# Requirement
Go through the listing below and gather every line with the word "chart".

# Stored data
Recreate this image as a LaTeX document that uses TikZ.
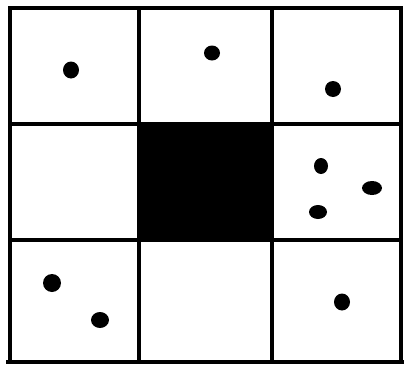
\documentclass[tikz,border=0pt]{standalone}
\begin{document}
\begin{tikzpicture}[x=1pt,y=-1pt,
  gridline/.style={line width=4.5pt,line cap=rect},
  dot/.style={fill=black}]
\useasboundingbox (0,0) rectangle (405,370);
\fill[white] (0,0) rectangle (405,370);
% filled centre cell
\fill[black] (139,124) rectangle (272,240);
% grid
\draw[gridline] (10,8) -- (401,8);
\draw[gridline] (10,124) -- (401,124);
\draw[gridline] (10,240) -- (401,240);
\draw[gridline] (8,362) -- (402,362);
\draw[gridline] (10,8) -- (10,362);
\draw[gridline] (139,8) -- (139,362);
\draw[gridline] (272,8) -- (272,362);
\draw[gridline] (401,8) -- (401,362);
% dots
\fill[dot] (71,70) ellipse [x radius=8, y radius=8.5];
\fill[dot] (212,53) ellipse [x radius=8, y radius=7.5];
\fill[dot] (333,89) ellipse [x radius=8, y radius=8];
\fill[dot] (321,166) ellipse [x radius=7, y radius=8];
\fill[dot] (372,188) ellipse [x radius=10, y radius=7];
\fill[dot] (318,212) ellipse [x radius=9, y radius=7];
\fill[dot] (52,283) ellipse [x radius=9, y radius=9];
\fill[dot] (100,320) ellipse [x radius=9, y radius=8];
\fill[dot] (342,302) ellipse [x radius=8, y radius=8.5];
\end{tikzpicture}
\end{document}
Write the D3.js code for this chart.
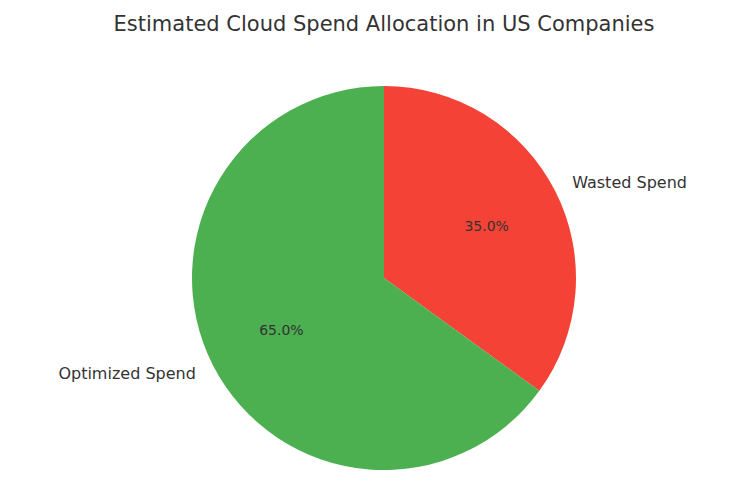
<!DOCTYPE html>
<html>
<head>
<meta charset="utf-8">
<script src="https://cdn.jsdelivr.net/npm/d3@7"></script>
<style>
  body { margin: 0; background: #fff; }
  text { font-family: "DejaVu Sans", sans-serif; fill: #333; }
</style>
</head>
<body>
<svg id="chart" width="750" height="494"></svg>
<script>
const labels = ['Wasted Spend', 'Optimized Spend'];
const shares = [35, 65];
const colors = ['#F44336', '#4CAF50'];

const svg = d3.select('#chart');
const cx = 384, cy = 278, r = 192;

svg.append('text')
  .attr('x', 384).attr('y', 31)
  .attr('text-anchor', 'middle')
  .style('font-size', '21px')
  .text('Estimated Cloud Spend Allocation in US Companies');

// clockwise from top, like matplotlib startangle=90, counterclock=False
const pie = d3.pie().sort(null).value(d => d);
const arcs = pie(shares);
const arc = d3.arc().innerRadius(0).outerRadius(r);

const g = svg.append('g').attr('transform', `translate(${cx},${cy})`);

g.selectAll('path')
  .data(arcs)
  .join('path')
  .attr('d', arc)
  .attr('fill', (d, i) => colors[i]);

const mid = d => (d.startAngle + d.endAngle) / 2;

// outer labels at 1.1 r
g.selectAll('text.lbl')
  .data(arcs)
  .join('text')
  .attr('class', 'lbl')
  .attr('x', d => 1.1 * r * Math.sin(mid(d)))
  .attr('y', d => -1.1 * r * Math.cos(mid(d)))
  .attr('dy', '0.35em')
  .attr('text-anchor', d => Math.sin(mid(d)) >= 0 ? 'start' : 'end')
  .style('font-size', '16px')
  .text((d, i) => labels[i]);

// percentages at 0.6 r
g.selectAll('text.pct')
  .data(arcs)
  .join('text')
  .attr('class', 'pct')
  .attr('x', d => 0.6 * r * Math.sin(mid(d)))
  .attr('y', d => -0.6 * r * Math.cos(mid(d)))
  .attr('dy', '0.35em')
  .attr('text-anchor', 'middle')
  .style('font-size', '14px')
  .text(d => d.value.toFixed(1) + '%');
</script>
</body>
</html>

==

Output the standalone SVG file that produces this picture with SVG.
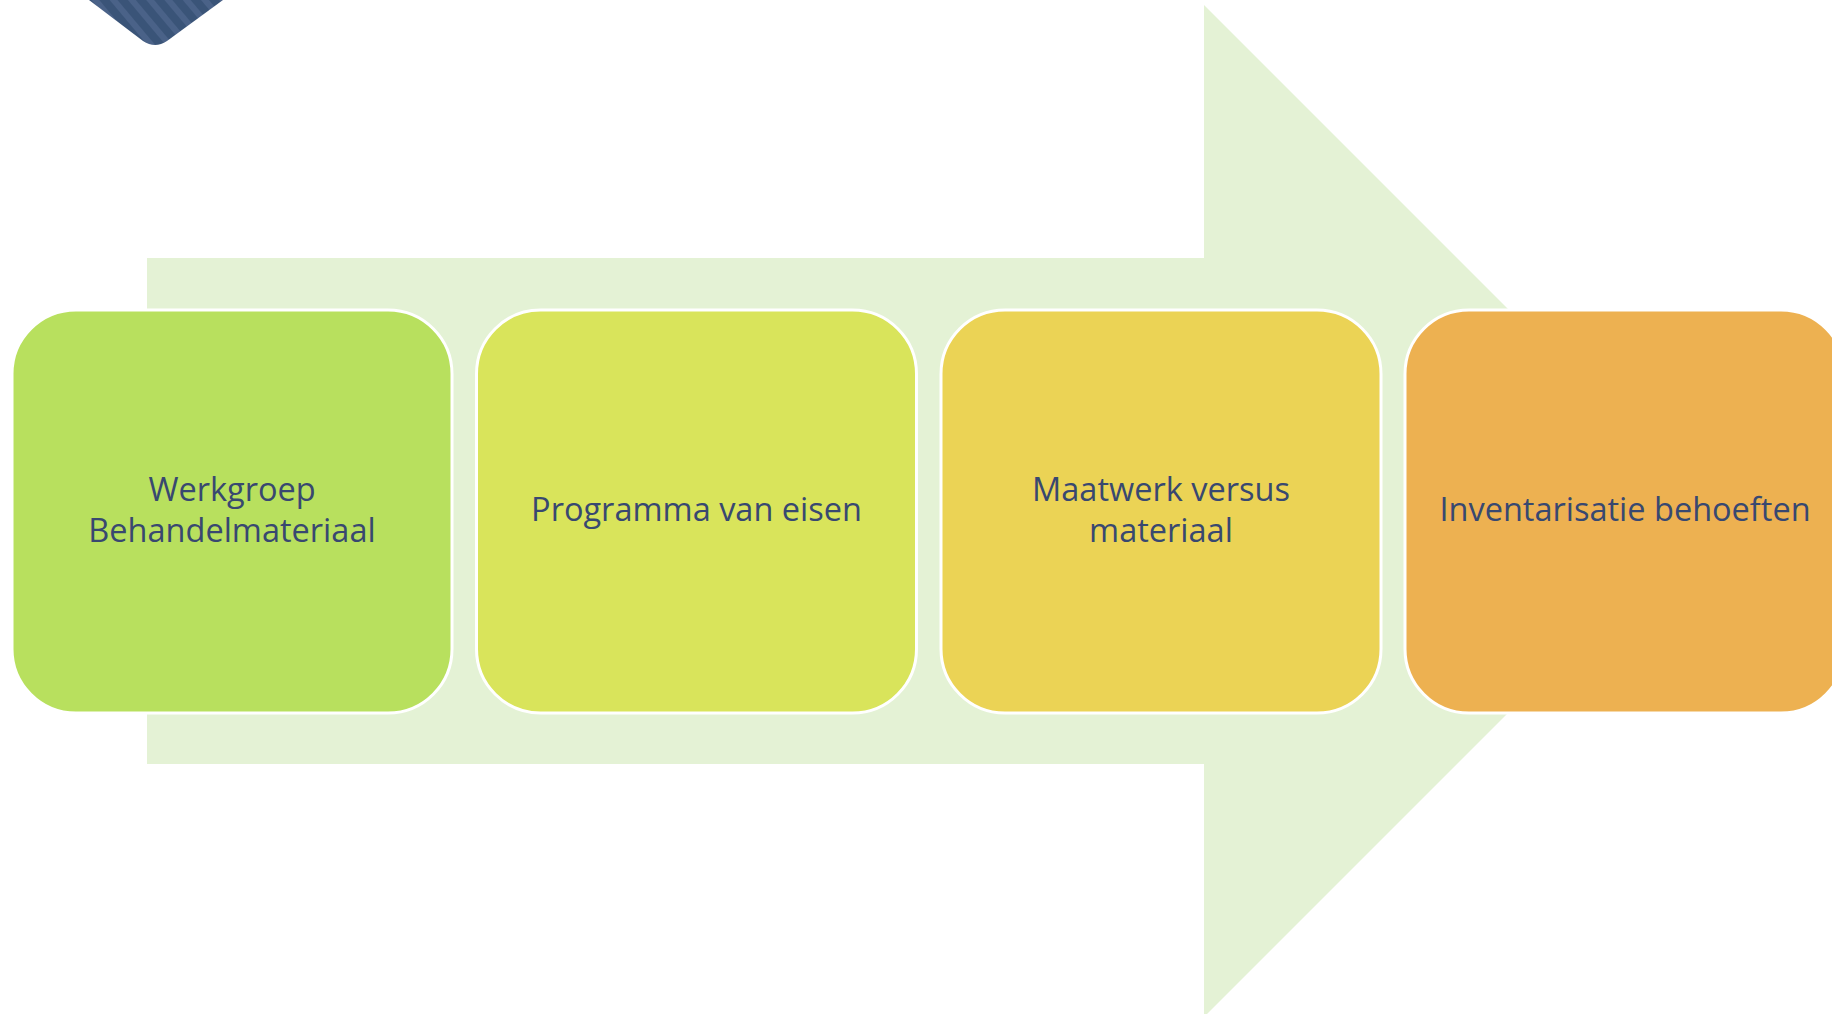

# Completed task
Write the D3.js code for this chart.
<svg id="chart" width="750" height="494"></svg>
const svg = d3.select('#chart');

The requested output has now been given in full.